# Castle in the Sky



## windrivermaiden (Sep 25, 2007)

In Gum/Oil. Prussian blue base with burnt sienna.


----------



## terri (Sep 25, 2007)

I really like this one - it's a little contrasty, but I don't know how you control that with contact printing. At time of exposure or at time of development...? 

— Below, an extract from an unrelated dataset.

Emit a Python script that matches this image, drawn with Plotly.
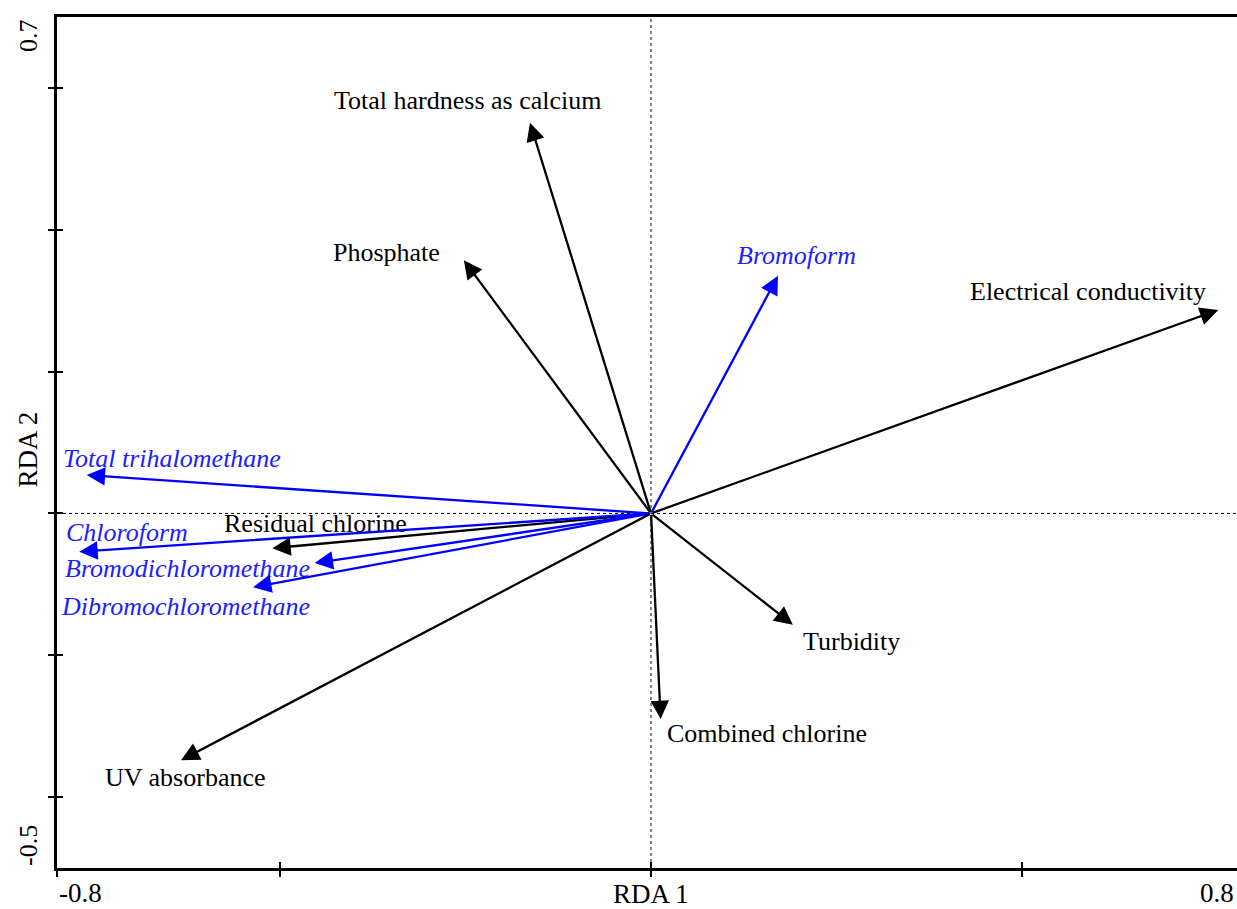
import plotly.graph_objects as go

# ---- data (RDA biplot arrow tips) ----
variables = ["Total hardness as calcium", "Phosphate", "Bromoform", "Electrical conductivity",
             "Total trihalomethane", "Residual chlorine", "Chloroform", "Bromodichloromethane",
             "Dibromochloromethane", "Turbidity", "Combined chlorine", "UV absorbance"]
rda1 = [-0.163, -0.252, 0.171, 0.764, -0.760, -0.510, -0.770, -0.453, -0.536, 0.191, 0.013, -0.633]
rda2 = [0.551, 0.357, 0.335, 0.287, 0.054, -0.049, -0.054, -0.070, -0.104, -0.157, -0.290, -0.348]
is_thm = [False, False, True, False, True, False, True, True, True, False, False, False]

# label placement (data coords) and anchors -- layout only
label_pos = {
    "Total hardness as calcium": (-0.2465, 0.5816, "center"),
    "Phosphate": (-0.3556, 0.3673, "center"),
    "Bromoform": (0.1966, 0.3644, "center"),
    "Electrical conductivity": (0.5886, 0.3136, "center"),
    "Total trihalomethane": (-0.7946, 0.0781, "left"),
    "Residual chlorine": (-0.4525, -0.0136, "center"),
    "Chloroform": (-0.7906, -0.0263, "left"),
    "Bromodichloromethane": (-0.792, -0.0770, "left"),
    "Dibromochloromethane": (-0.797, -0.1306, "left"),
    "Turbidity": (0.2694, -0.1799, "center"),
    "Combined chlorine": (0.1562, -0.3110, "center"),
    "UV absorbance": (-0.738, -0.3730, "left"),
}

FONT = "Liberation Serif"
BLUE = "#0000ff"
TXT_BLUE = "#2020ff"

fig = go.Figure()
fig.add_trace(go.Scatter(x=[0], y=[0], mode="markers", marker=dict(opacity=0), showlegend=False,
                         hoverinfo="skip"))
fig.add_trace(go.Scatter(x=[0], y=[0], mode="markers", marker=dict(opacity=0), showlegend=False,
                         hoverinfo="skip", xaxis="x2", yaxis="y2"))

XR = [-0.8, 0.7892]
YR = [-0.5, 0.7]

# dotted reference lines
fig.add_shape(type="line", x0=0, x1=0, y0=YR[0], y1=YR[1], xref="x", yref="y",
              line=dict(color="black", width=1, dash="dot"))
fig.add_shape(type="line", x0=XR[0], x1=XR[1], y0=0, y1=0, xref="x", yref="y",
              line=dict(color="black", width=1, dash="dot"))

annotations = []
for name, x, y, thm in zip(variables, rda1, rda2, is_thm):
    col = BLUE if thm else "black"
    annotations.append(dict(x=x, y=y, ax=0, ay=0, xref="x", yref="y", axref="x", ayref="y",
                            text="", showarrow=True, arrowhead=2, arrowsize=1.6, arrowwidth=2.3,
                            arrowcolor=col))
    lx, ly, anc = label_pos[name]
    annotations.append(dict(x=lx, y=ly, xref="x", yref="y", text=name, showarrow=False,
                            xanchor=anc, yanchor="middle",
                            font=dict(family=FONT, size=26, color=TXT_BLUE if thm else "black",
                                      style="italic" if thm else "normal")))

# axis end labels and titles
annotations += [
    dict(x=-0.8, y=0, xref="x", yref="paper", text="-0.8", showarrow=False, xanchor="left",
         yanchor="top", yshift=-8, font=dict(family=FONT, size=27, color="black")),
    dict(x=1.0, y=0, xref="paper", yref="paper", text="0.8", showarrow=False, xanchor="right",
         yanchor="top", xshift=-1, yshift=-8, font=dict(family=FONT, size=27, color="black")),
    dict(x=0, y=0, xref="x", yref="paper", text="RDA 1", showarrow=False, xanchor="center",
         yanchor="top", yshift=-9, font=dict(family=FONT, size=27, color="black")),
    dict(x=0, y=0.7, xref="paper", yref="y", text="0.7", showarrow=False, xanchor="right",
         yanchor="top", xshift=-12, textangle=-90, font=dict(family=FONT, size=26, color="black")),
    dict(x=0, y=-0.5, xref="paper", yref="y", text="-0.5", showarrow=False, xanchor="right",
         yanchor="bottom", xshift=-12, textangle=-90, font=dict(family=FONT, size=26, color="black")),
    dict(x=0, y=0.09, xref="paper", yref="y", text="RDA 2", showarrow=False, xanchor="right",
         yanchor="middle", xshift=-12, textangle=-90, font=dict(family=FONT, size=27, color="black")),
]

fig.update_layout(
    width=1237, height=909,
    margin=dict(l=57, r=0, t=17, b=41),
    paper_bgcolor="white", plot_bgcolor="white",
    showlegend=False,
    annotations=annotations,
    xaxis=dict(range=XR, showgrid=False, zeroline=False, showline=True, linecolor="black",
               linewidth=3, mirror=True, ticks="outside", ticklen=6, tickwidth=2,
               tickcolor="black", tickvals=[-0.8, -0.5, 0, 0.5], showticklabels=False),
    yaxis=dict(range=YR, showgrid=False, zeroline=False, showline=True, linecolor="black",
               linewidth=3, mirror=False, ticks="outside", ticklen=6, tickwidth=2,
               tickcolor="black", tickvals=[-0.4, -0.2, 0, 0.2, 0.4, 0.6], showticklabels=False),
    xaxis2=dict(range=XR, overlaying="x", showgrid=False, zeroline=False, showline=False,
                ticks="inside", ticklen=6, tickwidth=2, tickcolor="black",
                tickvals=[-0.5, 0, 0.5], showticklabels=False, side="bottom", anchor="y2"),
    yaxis2=dict(range=YR, overlaying="y", showgrid=False, zeroline=False, showline=False,
                ticks="inside", ticklen=6, tickwidth=2, tickcolor="black",
                tickvals=[-0.4, -0.2, 0, 0.2, 0.4, 0.6], showticklabels=False, side="left",
                anchor="x2"),
)

fig.write_html("out.html", config={"displayModeBar": False},
               post_script="document.body.style.margin='0';document.body.style.overflow='hidden';")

This print has a near-bromoil quality to it that I happen to love. :love: It looks like a charcoal etching, and the blue base is perfect. I can't tell from this scan that there is any burnt sienna in there, and am guessing it shows up beautifully in person. 

Nice one! :thumbup:


----------



## windrivermaiden (Sep 25, 2007)

Gum Oil is pretty contrasty and gritty by nature. I admit to having been some what impatient to see the final product. So, Just one layer of oil color.:mrgreen::mrgreen::mrgreen:
One can get more tonality by etching less of the hardened gum off, then drying the print, adding more oil color to it and then etching again. As many times as the paper will allow. Or so I have read. So far I've done just the ones that you see here. But the day is young.

On this one I rubbed in the prussian blue, then etched it a tiny bit and then added the burnt sienna. The actual print is slightly warmerbecause of that.

I need bigger negatives. This 8.5 inch limitation is killing me!


----------



## kissmesweet (Oct 16, 2007)

I really like the strong use of contrast as well as the cropping.


----------



## windrivermaiden (Oct 16, 2007)

'tis as shot for cropping. The raggedy border is caused by the brush marks from the application of the gum dichromate.


----------